E assim a lista segue. Além do fato de que jogar na Idade Média (principalmente na baixa idade média, ou Idade das Trevas) tira um pouco do "glamour" da fantasia medieval (outro ponto de balanço... a medida que você adiciona "glamour", a medievalidade vai saindo). Pestes, dejetos humanos despejados nas ruas, o "cavalheirismo" visto de forma bem diferente do que é apresentado nos livros de fantasia e por aí vai.
Já na questão da religião eu concordo com a visão do Madruga. Recomendo, para demais interessados no assunto, a série de livro "Máscaras de Deus" do estudioso Joseph Campbell. Ele faz um apanhado bastante interessante analizando as religiões e a teologia não apenas no caracter antropológico, mas também histórico e psicológico.
Quanto a questão de como a teologia é vista dentro da "fantasia medieval", temo que que tudo caia mais em uma questão de comodidade. É muito simples, principalmente quando analisâmos a principal fonte de cenários de "fantasia medieval" que D&D, criar um panteão de deuses baseando-se no que já foi feito e produzido. Troca-se o nome, cria-se alguns novos (basta adicionar domínios) e está tudo muito pronto. Fugir desta receita básica requer criação e partir por caminhos mais obscuros e complicados. O próprio universo do D&D já apresentou bons exemplos de linhas teológicas diferentes... posso utilizar como exemplo o DarkSun, que não possuia deuses, e o poder dos clérigos era extraído da natureza (o que gerou, no caso, uma série de discussões sobre a origem da magia, diferença na natureza da magia clerical, templária, druídica e arcana, e coisas do tipo), e o sistema de panteão do Reinos de Ferro (que foge à regra do "Panteão ùnico universal, e as outras raças ganhando um deuzínho neste panteão, o que gera um monte de discussões sobre a criação do mundo, fé verdadeira e coisas do tipo), são destas discussões que os criadores de jogos tentam fugir quando criam mais um "panteão padrão".
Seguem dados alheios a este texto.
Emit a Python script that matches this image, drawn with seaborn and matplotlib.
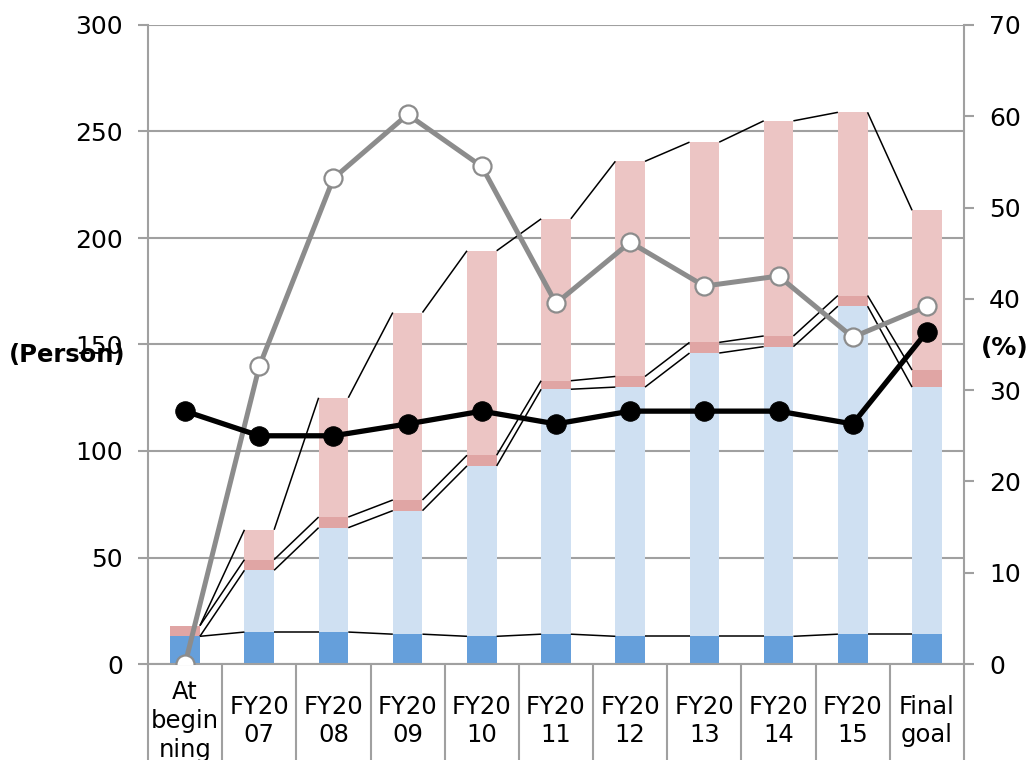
import numpy as np
import pandas as pd
import matplotlib
matplotlib.use("Agg")
import matplotlib.pyplot as plt
import seaborn as sns

# ---- data -------------------------------------------------------------
categories = ["At\nbegin\nning", "FY20\n07", "FY20\n08", "FY20\n09", "FY20\n10",
              "FY20\n11", "FY20\n12", "FY20\n13", "FY20\n14", "FY20\n15", "Final\ngoal"]

# stacked bar segments (persons), bottom to top
seg_dark_blue = [13, 15, 15, 14, 13, 14, 13, 13, 13, 14, 14]
seg_light_blue = [0, 29, 49, 58, 80, 115, 117, 133, 136, 154, 116]
seg_dark_pink = [5, 5, 5, 5, 5, 4, 5, 5, 5, 5, 8]
seg_light_pink = [0, 14, 56, 88, 96, 76, 101, 94, 101, 86, 75]

# ratios on the secondary axis (%)
ratio_gray = [0, 32.6, 53.2, 60.2, 54.5, 39.5, 46.2, 41.4, 42.5, 35.8, 39.2]
ratio_black = [27.7, 25.0, 25.0, 26.3, 27.7, 26.3, 27.7, 27.7, 27.7, 26.3, 36.4]

left_ticks = [0, 50, 100, 150, 200, 250, 300]
right_ticks = [0, 10, 20, 30, 40, 50, 60, 70]

# ---- styling ----------------------------------------------------------
sns.set_theme(style="white")
plt.rcParams["font.family"] = ["DejaVu Sans"]
plt.rcParams["text.color"] = "black"
plt.rcParams["xtick.labelcolor"] = "black"
plt.rcParams["ytick.labelcolor"] = "black"

c_dark_blue = "#659fdb"
c_light_blue = "#cfe0f2"
c_dark_pink = "#e0a5a4"
c_light_pink = "#ecc5c4"
c_axis = "#a0a0a0"

fig = plt.figure(figsize=(10.34, 7.6), dpi=100)
ax = fig.add_axes([148 / 1034, 1 - 664 / 760, (964 - 148) / 1034, (664 - 25) / 760])

n = len(categories)
x = np.arange(n)
layers = np.cumsum(np.array([seg_dark_blue, seg_light_blue, seg_dark_pink, seg_light_pink]), axis=0)
layer_colors = [c_dark_blue, c_light_blue, c_dark_pink, c_light_pink]

df = pd.DataFrame({"cat": categories})
bar_w = 0.4
# draw cumulative heights from the top layer down so each segment shows
for k in range(3, -1, -1):
    df["h"] = layers[k]
    sns.barplot(data=df, x="cat", y="h", color=layer_colors[k], saturation=1,
                width=bar_w, linewidth=0, ax=ax, zorder=2)

# series lines joining segment tops between neighbouring bars
for k in range(4):
    for i in range(n - 1):
        ax.plot([i + bar_w / 2, i + 1 - bar_w / 2], [layers[k][i], layers[k][i + 1]],
                color="black", lw=1.1, zorder=3, solid_capstyle="butt")

ax.set_xlim(-0.5, n - 0.5)
ax.set_ylim(0, 300)
ax.set_yticks(left_ticks)
ax.set_xlabel("")
ax.set_ylabel("")
ax.yaxis.grid(True, color=c_axis, lw=1.5, zorder=0)
ax.set_axisbelow(True)
for s in ["top", "right"]:
    ax.spines[s].set_visible(False)
for s in ["left", "bottom"]:
    ax.spines[s].set_color(c_axis)
    ax.spines[s].set_linewidth(1.5)

ax.tick_params(axis="y", which="major", direction="out", length=7, width=1.5,
               color=c_axis, pad=11, labelsize=18, left=True, labelcolor="black")
ax.set_xticks(x)
ax.set_xticklabels(categories, fontsize=17.5, linespacing=1.25, color="black")
for lab in ax.get_xticklabels():
    lab.set_va("center")
ax.tick_params(axis="x", which="major", length=0, pad=41, bottom=True)
ax.set_xticks(np.arange(-0.5, n, 1.0), minor=True)
ax.tick_params(axis="x", which="minor", direction="out", length=75, width=1.5,
               color=c_axis, bottom=True)

# secondary axis with the two ratio lines
ax2 = ax.twinx()
sns.lineplot(x=x, y=ratio_gray, ax=ax2, color="#8c8c8c", lw=3.6, marker="o",
             markersize=13, markerfacecolor="white", markeredgecolor="#8c8c8c",
             markeredgewidth=1.6, zorder=5)
sns.lineplot(x=x, y=ratio_black, ax=ax2, color="black", lw=3.8, marker="o",
             markersize=14, markerfacecolor="black", markeredgecolor="black", zorder=6)
ax2.set_ylim(0, 70)
ax2.set_yticks(right_ticks)
ax2.set_xlim(-0.5, n - 0.5)
ax2.grid(False)
for s in ["top", "left", "bottom"]:
    ax2.spines[s].set_visible(False)
ax2.spines["right"].set_color(c_axis)
ax2.spines["right"].set_linewidth(1.5)
ax2.tick_params(axis="y", direction="out", length=7, width=1.5, color=c_axis,
                pad=11, labelsize=18, right=True, labelcolor="black")

# axis captions
fig.text(67 / 1034, 1 - 355 / 760, "(Person)", fontsize=17.5, fontweight="bold",
         ha="center", va="center", color="black")
fig.text(1005 / 1034, 1 - 348 / 760, "(%)", fontsize=18, fontweight="bold",
         ha="center", va="center", color="black")

fig.savefig("out.png", dpi=100)
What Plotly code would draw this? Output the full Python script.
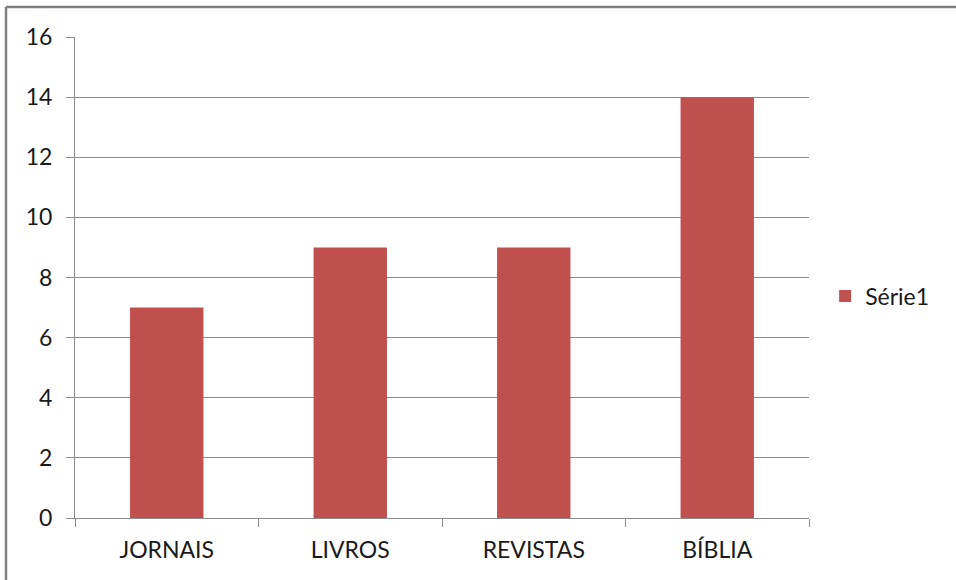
import plotly.graph_objects as go

categories = ["JORNAIS", "LIVROS", "REVISTAS", "BÍBLIA"]
values = [7, 9, 9, 14]
y_ticks = [0, 2, 4, 6, 8, 10, 12, 14, 16]
series_name = "Série1"

bar_color = "#C0504D"
line_color = "#8C8C8C"
font = dict(family="Lato, Open Sans, sans-serif", size=23, color="#1a1a1a")

fig = go.Figure(
    go.Bar(
        x=categories,
        y=values,
        name=series_name,
        marker=dict(color=bar_color, line=dict(width=0)),
        showlegend=True,
    )
)

fig.update_layout(
    width=956,
    height=580,
    margin=dict(l=75, r=147, t=37, b=62),
    paper_bgcolor="white",
    plot_bgcolor="white",
    font=font,
    bargap=0.6,
    legend=dict(
        x=1.022,
        y=0.4615,
        xanchor="left",
        yanchor="middle",
        font=font,
        itemwidth=30,
    ),
    shapes=[
        # outer chart frame (left and top edges)
        dict(type="line", xref="paper", yref="paper",
             x0=-0.094, x1=-0.094, y0=-0.2, y1=1.0624,
             line=dict(color="#808080", width=2.5)),
        dict(type="line", xref="paper", yref="paper",
             x0=-0.094, x1=1.25, y0=1.0624, y1=1.0624,
             line=dict(color="#808080", width=2.5)),
    ],
)

fig.update_xaxes(
    type="category",
    tickson="boundaries",
    ticks="outside",
    ticklen=8,
    tickcolor=line_color,
    showline=True,
    linecolor=line_color,
    linewidth=1,
    showgrid=False,
    tickfont=font,
    ticklabelstandoff=11,
)

fig.update_yaxes(
    range=[0, 16],
    tickvals=y_ticks,
    ticks="outside",
    ticklen=8,
    tickcolor=line_color,
    showline=True,
    linecolor=line_color,
    linewidth=1,
    showgrid=True,
    gridcolor=line_color,
    gridwidth=1,
    zeroline=False,
    tickfont=font,
    ticklabelstandoff=9,
)

fig.write_html("out.html")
No caso do Reinos de Ferro, colocando como curiosidade para quem não conhece o cenário, existem diversas religiões... parte da humanidade é monoteísta e acredita em um deus chamado Morrow, e na sua contra-parte Thamar (vista como uma espécie de "lado mal"), e possui santos. Outra parte da humanidade crê em Menoth, que é um deus similar ao deus rigoroso do velho testamento. Os bárbaros crêem na Grande Serpente. Os elfos e anões possuem seus próprios panteões, com características bastante diferentes. E dentro desta paisagem cada um possui suas próprias explicações sobre a vida, a morte, a criação do universo e etc... (inclusive com pontos aonde religiões tratam os mesmos fatos com pontos de vistas divergentes).
Em resumo. Eu não acho que panteões de deuses, deuses que caminham na terra e coisas do tipo sejam um problema. O maior problema que vejo na questão de como a teologia é trabalhada dentro dos cenários de RPG (em sua grande maioria) é o da falta de criatividade... a sensação de que cada sistema religioso novo, cada novo panteão, nada mais é do que uma nova versão de outros que já existiram.